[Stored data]
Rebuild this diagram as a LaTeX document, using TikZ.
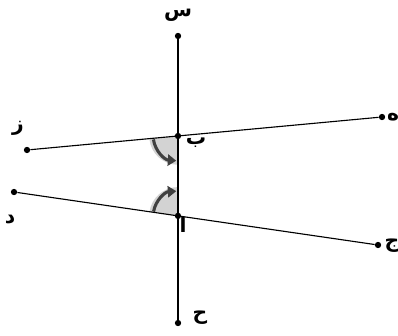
\documentclass[tikz,border=0pt]{standalone}
\usepackage{fontspec}
\usepackage{tikz}
\usetikzlibrary{arrows.meta}
\newfontfamily\arabicfont[Script=Arabic]{DejaVu Sans}
\TeXXeTstate=1
\definecolor{cdark}{HTML}{404040}
\definecolor{cfill}{HTML}{D3D3D3}
\newcommand{\ar}[1]{{\arabicfont\bfseries\beginR #1\endR}}

\begin{document}
\begin{tikzpicture}[x=0.025cm,y=0.025cm,
    line/.style={line width=0.8pt,black},
    dot/.style={circle,fill=black,inner sep=0pt,minimum size=4.5pt},
    lab/.style={font=\Large},
    turn/.style={line width=2.2pt,cdark,-{Triangle[length=6pt,width=8pt]}}]
  \useasboundingbox (0,0) rectangle (398,335);
  % end points
  \node[dot] (S) at (178,299) {};
  \node[dot] (H) at (178,12) {};
  \node[dot] (Z) at (27,185) {};
  \node[dot] (E) at (382,218) {};
  \node[dot] (D) at (14,143) {};
  \node[dot] (J) at (378,90) {};
  % crossing points
  \coordinate (B) at (intersection of Z--E and S--H);
  \coordinate (A) at (intersection of D--J and S--H);
  % angles
  \fill[cfill] (B) -- ++(186:0.72cm) arc[start angle=186,end angle=270,radius=0.72cm] -- cycle;
  \fill[cfill] (A) -- ++(172:0.72cm) arc[start angle=172,end angle=90,radius=0.72cm] -- cycle;
  \draw[turn] (B) ++(188:0.62cm) arc[start angle=188,end angle=266,radius=0.62cm];
  \draw[turn] (A) ++(170:0.62cm) arc[start angle=170,end angle=94,radius=0.62cm];
  % lines
  \draw[line] (S) -- (H);
  \draw[line] (Z) -- (E);
  \draw[line] (D) -- (J);
  \node[dot] at (B) {};
  \node[dot] at (A) {};
  % labels
  \node[lab] (labS) at (178,320) {\ar{س}};
  \node[lab] (labZ) at (18,207) {\ar{ز}};
  \node[lab] (labE) at (393,218) {\ar{ه}};
  \node[lab] (labB) at (196,192) {\ar{ب}};
  \node[lab] (labD) at (10,115) {\ar{د}};
  \node[lab] (labA) at (183,110) {\ar{ا}};
  \node[lab] (labJ) at (392,89) {\ar{ج}};
  \node[lab] (labH) at (200,17) {\ar{ح}};
\end{tikzpicture}
\end{document}
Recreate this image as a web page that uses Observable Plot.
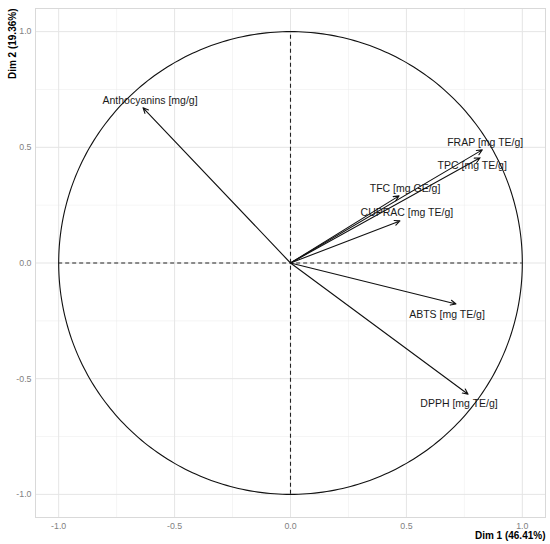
<!DOCTYPE html>
<html><head><meta charset="utf-8">
<script src="https://cdn.jsdelivr.net/npm/d3@7"></script>
<script src="https://cdn.jsdelivr.net/npm/@observablehq/plot@0.6"></script>
<style>body{margin:0;background:#fff;font-family:"Liberation Sans",Arial,sans-serif}</style>
</head><body><div id="chart"></div>
<script>
const variables = ["Anthocyanins [mg/g]","FRAP [mg TE/g]","TPC [mg TE/g]","TFC [mg GE/g]","CUPRAC [mg TE/g]","ABTS [mg TE/g]","DPPH [mg TE/g]"];
const dim1 = [-0.636, 0.827, 0.818, 0.468, 0.472, 0.714, 0.766];
const dim2 = [0.671, 0.489, 0.455, 0.290, 0.182, -0.177, -0.567];
const labelDim1 = [-0.606, 0.84, 0.784, 0.494, 0.502, 0.675, 0.727];
const labelDim2 = [0.701, 0.519, 0.42, 0.32, 0.216, -0.221, -0.606];
const majorTicks = [-1, -0.5, 0, 0.5, 1];
const minorTicks = [-0.75, -0.25, 0.25, 0.75];
const xTitle = "Dim 1 (46.41%)";
const yTitle = "Dim 2 (19.36%)";

const rows = variables.map((v, i) => ({v, x: dim1[i], y: dim2[i], lx: labelDim1[i], ly: labelDim2[i]}));
const circle = d3.range(0, 361).map(a => ({x: Math.cos(a * Math.PI / 180), y: Math.sin(a * Math.PI / 180)}));

const chart = Plot.plot({
  width: 550, height: 544,
  marginLeft: 35, marginRight: 5, marginTop: 8, marginBottom: 27,
  x: {domain: [-1.1, 1.1]},
  y: {domain: [-1.1, 1.1]},
  style: {fontFamily: "Liberation Sans, Arial, sans-serif", background: "#fff"},
  marks: [
    Plot.ruleX(minorTicks, {stroke: "#ebebeb", strokeWidth: 0.5}),
    Plot.ruleY(minorTicks, {stroke: "#ebebeb", strokeWidth: 0.5}),
    Plot.ruleX(majorTicks, {stroke: "#e5e5e5", strokeWidth: 1}),
    Plot.ruleY(majorTicks, {stroke: "#e5e5e5", strokeWidth: 1}),
    Plot.frame({stroke: "#d9d9d9", strokeWidth: 1}),
    Plot.line(circle, {x: "x", y: "y", stroke: "#111", strokeWidth: 1.1}),
    Plot.ruleX([0], {y1: -1, y2: 1, stroke: "#222", strokeDasharray: "4,3", strokeWidth: 1.1}),
    Plot.ruleY([0], {x1: -1, x2: 1, stroke: "#222", strokeDasharray: "4,3", strokeWidth: 1.1}),
    Plot.arrow(rows, {x1: () => 0, y1: () => 0, x2: "x", y2: "y", stroke: "#111", strokeWidth: 1.1, headLength: 8, headAngle: 50}),
    Plot.text(rows, {x: "lx", y: "ly", text: "v", fontSize: 10.5, fill: "#1a1a1a"}),
    Plot.axisX(majorTicks, {tickSize: 0, tickPadding: 5, tickFormat: d => d.toFixed(1), fill: "#7f7f7f", fontSize: 8.8, label: null}),
    Plot.axisY(majorTicks, {tickSize: 0, tickPadding: 4, tickFormat: d => d.toFixed(1), fill: "#7f7f7f", fontSize: 8.8, label: null}),
    Plot.text([xTitle], {frameAnchor: "bottom-right", dy: 21, text: d => d, fontWeight: "bold", fontSize: 10, fill: "#000", textAnchor: "end"}),
    Plot.text([yTitle], {frameAnchor: "top-left", dx: -27, dy: 0, rotate: -90, text: d => d, fontWeight: "bold", fontSize: 10, fill: "#000", textAnchor: "end"})
  ]
});
document.getElementById("chart").append(chart);
</script></body></html>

Exercise prompt: Skip every picture. Repeat the lines from the one with "Recreate this image" through the one with "const circle = d3.range(0, 361).map(a", both ends included.

Exercise solution:
Recreate this image as a web page that uses Observable Plot.
<!DOCTYPE html>
<html><head><meta charset="utf-8">
<script src="https://cdn.jsdelivr.net/npm/d3@7"></script>
<script src="https://cdn.jsdelivr.net/npm/@observablehq/plot@0.6"></script>
<style>body{margin:0;background:#fff;font-family:"Liberation Sans",Arial,sans-serif}</style>
</head><body><div id="chart"></div>
<script>
const variables = ["Anthocyanins [mg/g]","FRAP [mg TE/g]","TPC [mg TE/g]","TFC [mg GE/g]","CUPRAC [mg TE/g]","ABTS [mg TE/g]","DPPH [mg TE/g]"];
const dim1 = [-0.636, 0.827, 0.818, 0.468, 0.472, 0.714, 0.766];
const dim2 = [0.671, 0.489, 0.455, 0.290, 0.182, -0.177, -0.567];
const labelDim1 = [-0.606, 0.84, 0.784, 0.494, 0.502, 0.675, 0.727];
const labelDim2 = [0.701, 0.519, 0.42, 0.32, 0.216, -0.221, -0.606];
const majorTicks = [-1, -0.5, 0, 0.5, 1];
const minorTicks = [-0.75, -0.25, 0.25, 0.75];
const xTitle = "Dim 1 (46.41%)";
const yTitle = "Dim 2 (19.36%)";

const rows = variables.map((v, i) => ({v, x: dim1[i], y: dim2[i], lx: labelDim1[i], ly: labelDim2[i]}));
const circle = d3.range(0, 361).map(a => ({x: Math.cos(a * Math.PI / 180), y: Math.sin(a * Math.PI / 180)}));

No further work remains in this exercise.